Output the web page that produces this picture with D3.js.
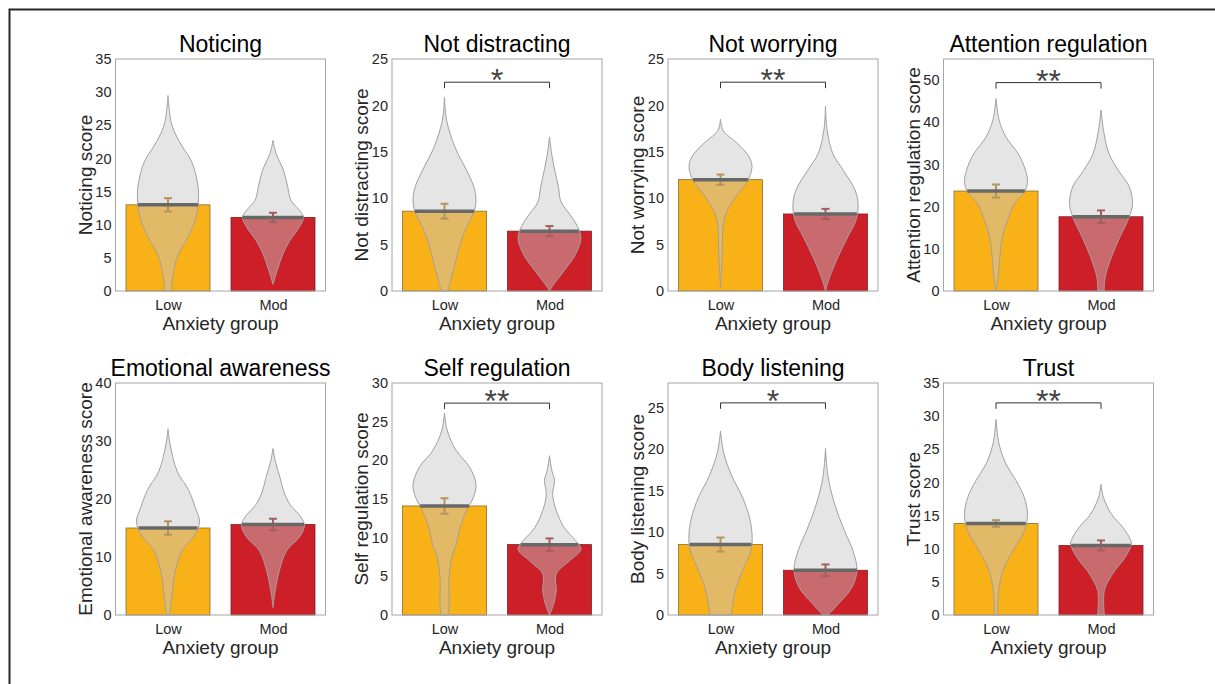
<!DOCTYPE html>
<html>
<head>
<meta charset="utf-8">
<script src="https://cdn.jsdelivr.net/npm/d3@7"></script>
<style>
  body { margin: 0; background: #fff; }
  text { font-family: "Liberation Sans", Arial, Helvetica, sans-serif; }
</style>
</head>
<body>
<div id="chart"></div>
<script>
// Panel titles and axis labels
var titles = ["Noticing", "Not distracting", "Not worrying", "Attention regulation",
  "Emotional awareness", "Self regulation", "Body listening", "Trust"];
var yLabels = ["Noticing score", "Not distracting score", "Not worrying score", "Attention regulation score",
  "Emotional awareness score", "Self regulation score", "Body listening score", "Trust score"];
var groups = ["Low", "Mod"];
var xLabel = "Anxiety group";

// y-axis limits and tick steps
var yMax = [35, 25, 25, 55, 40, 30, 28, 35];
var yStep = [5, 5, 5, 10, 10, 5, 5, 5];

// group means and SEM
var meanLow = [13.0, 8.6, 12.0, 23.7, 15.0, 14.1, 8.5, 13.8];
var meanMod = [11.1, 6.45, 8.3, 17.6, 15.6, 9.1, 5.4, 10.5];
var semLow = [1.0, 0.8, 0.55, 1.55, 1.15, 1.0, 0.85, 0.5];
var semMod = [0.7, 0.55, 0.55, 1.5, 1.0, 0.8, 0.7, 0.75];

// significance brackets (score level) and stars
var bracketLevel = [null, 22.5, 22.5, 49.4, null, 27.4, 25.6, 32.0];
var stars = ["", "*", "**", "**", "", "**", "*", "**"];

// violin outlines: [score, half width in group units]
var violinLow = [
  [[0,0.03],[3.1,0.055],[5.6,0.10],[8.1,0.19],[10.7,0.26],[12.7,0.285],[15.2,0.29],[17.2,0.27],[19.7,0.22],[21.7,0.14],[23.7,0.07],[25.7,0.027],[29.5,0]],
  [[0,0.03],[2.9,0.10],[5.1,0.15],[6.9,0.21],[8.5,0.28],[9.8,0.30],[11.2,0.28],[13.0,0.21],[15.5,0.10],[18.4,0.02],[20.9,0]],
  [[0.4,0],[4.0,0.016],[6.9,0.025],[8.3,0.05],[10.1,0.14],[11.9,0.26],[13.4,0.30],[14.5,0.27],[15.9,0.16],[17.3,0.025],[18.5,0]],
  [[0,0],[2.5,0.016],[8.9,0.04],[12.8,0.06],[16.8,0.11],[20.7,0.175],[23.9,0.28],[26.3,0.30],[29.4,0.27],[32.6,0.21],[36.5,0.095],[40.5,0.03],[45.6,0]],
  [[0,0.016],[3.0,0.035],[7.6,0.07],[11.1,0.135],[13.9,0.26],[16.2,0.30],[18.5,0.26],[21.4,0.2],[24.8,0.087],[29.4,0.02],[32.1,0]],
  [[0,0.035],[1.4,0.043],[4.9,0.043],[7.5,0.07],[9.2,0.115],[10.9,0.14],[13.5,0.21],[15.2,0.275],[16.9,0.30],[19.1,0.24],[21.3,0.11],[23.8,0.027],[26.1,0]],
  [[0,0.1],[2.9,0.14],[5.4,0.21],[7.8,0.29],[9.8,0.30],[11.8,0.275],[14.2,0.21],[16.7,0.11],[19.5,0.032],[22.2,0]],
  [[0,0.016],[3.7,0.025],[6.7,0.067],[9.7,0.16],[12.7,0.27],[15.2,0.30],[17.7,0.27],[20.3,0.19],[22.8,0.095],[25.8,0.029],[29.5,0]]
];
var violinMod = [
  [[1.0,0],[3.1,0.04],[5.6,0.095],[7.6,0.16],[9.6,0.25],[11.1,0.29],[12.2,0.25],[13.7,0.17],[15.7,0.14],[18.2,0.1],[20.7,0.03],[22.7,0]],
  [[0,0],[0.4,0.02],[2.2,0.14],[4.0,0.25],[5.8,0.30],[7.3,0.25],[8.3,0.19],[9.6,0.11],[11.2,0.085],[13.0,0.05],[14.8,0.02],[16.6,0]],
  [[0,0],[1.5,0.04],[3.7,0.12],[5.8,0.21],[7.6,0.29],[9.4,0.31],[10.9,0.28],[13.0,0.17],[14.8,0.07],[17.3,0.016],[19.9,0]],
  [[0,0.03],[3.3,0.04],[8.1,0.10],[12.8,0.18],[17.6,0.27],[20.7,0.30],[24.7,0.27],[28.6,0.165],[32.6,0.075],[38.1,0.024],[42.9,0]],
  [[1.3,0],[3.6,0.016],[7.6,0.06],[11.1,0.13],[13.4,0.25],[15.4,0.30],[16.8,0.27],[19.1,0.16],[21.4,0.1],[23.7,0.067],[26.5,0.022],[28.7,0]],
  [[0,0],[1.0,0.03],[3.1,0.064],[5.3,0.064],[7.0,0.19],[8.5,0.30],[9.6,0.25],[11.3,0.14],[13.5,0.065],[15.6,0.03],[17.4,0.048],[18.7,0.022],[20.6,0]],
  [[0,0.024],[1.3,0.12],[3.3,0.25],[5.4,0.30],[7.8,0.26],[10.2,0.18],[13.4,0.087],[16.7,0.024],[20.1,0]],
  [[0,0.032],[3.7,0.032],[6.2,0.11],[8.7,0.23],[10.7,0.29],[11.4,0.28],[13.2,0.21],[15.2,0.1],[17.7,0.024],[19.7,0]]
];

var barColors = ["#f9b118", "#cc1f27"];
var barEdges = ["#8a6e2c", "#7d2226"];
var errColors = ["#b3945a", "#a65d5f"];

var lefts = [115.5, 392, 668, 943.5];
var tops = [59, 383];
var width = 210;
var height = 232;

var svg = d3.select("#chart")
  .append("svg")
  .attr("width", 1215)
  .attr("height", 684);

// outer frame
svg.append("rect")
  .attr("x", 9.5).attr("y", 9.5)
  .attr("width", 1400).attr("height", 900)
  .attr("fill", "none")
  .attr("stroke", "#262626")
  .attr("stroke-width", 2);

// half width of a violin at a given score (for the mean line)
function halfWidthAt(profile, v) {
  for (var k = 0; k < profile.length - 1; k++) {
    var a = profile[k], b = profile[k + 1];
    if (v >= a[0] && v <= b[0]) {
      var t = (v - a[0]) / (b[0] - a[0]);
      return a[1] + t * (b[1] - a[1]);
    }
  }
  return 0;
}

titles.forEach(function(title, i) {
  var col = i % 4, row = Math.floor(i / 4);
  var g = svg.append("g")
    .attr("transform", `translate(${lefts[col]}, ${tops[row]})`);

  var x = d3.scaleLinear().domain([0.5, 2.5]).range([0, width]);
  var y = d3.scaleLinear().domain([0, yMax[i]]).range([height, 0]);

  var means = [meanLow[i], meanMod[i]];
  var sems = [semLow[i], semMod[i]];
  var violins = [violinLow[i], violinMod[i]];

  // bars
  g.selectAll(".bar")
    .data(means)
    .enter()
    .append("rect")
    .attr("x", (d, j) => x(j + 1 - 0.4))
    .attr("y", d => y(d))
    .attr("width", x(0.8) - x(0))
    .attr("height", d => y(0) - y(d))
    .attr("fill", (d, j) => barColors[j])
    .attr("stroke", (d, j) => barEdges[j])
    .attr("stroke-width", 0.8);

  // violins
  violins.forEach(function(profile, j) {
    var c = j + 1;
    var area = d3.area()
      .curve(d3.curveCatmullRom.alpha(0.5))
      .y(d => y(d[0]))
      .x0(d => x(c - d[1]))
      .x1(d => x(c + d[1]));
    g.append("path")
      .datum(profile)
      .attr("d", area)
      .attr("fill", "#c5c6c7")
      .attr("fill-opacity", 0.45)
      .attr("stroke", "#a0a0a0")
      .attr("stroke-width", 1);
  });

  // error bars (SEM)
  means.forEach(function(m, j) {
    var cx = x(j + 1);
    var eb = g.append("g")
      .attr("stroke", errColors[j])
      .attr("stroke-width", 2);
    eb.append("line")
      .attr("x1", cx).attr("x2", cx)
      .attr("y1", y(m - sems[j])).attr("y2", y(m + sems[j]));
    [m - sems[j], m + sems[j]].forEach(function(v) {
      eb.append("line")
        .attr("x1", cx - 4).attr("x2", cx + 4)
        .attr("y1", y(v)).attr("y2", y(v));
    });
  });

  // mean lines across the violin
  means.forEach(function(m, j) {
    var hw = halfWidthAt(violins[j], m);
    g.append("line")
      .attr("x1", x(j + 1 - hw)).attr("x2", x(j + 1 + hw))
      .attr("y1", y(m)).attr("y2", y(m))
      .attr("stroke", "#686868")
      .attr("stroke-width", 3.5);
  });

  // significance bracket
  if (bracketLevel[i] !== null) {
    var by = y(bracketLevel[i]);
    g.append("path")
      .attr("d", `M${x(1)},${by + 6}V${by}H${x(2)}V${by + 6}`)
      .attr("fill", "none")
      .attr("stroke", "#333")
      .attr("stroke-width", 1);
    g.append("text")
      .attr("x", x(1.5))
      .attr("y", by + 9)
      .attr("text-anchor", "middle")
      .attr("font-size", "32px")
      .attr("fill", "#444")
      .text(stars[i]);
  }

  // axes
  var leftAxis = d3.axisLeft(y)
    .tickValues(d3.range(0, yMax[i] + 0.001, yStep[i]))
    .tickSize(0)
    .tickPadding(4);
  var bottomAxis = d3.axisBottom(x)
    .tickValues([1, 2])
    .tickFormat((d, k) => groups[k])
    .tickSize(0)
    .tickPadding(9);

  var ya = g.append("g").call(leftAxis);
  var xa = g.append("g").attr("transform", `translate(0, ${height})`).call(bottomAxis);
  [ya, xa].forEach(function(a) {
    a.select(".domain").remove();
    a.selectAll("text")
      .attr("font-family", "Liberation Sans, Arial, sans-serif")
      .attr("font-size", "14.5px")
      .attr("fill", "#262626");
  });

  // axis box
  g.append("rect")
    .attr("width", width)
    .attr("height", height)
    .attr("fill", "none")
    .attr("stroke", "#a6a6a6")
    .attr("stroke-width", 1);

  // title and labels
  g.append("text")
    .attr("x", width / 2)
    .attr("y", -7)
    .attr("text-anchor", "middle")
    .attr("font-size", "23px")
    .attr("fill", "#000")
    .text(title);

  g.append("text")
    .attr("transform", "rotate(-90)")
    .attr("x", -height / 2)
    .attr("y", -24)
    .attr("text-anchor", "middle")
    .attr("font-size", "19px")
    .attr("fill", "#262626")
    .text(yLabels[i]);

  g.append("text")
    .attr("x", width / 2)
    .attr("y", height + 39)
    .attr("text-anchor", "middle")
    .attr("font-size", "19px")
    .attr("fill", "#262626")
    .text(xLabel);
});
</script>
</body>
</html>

**Stated goal:**
Skip every picture and return the lines above from the top through the one that contains "var yStep = [5, 5, 5, 10, 10, 5, 5, 5];".

**Answer for this exercise:**
Output the web page that produces this picture with D3.js.
<!DOCTYPE html>
<html>
<head>
<meta charset="utf-8">
<script src="https://cdn.jsdelivr.net/npm/d3@7"></script>
<style>
  body { margin: 0; background: #fff; }
  text { font-family: "Liberation Sans", Arial, Helvetica, sans-serif; }
</style>
</head>
<body>
<div id="chart"></div>
<script>
// Panel titles and axis labels
var titles = ["Noticing", "Not distracting", "Not worrying", "Attention regulation",
  "Emotional awareness", "Self regulation", "Body listening", "Trust"];
var yLabels = ["Noticing score", "Not distracting score", "Not worrying score", "Attention regulation score",
  "Emotional awareness score", "Self regulation score", "Body listening score", "Trust score"];
var groups = ["Low", "Mod"];
var xLabel = "Anxiety group";

// y-axis limits and tick steps
var yMax = [35, 25, 25, 55, 40, 30, 28, 35];
var yStep = [5, 5, 5, 10, 10, 5, 5, 5];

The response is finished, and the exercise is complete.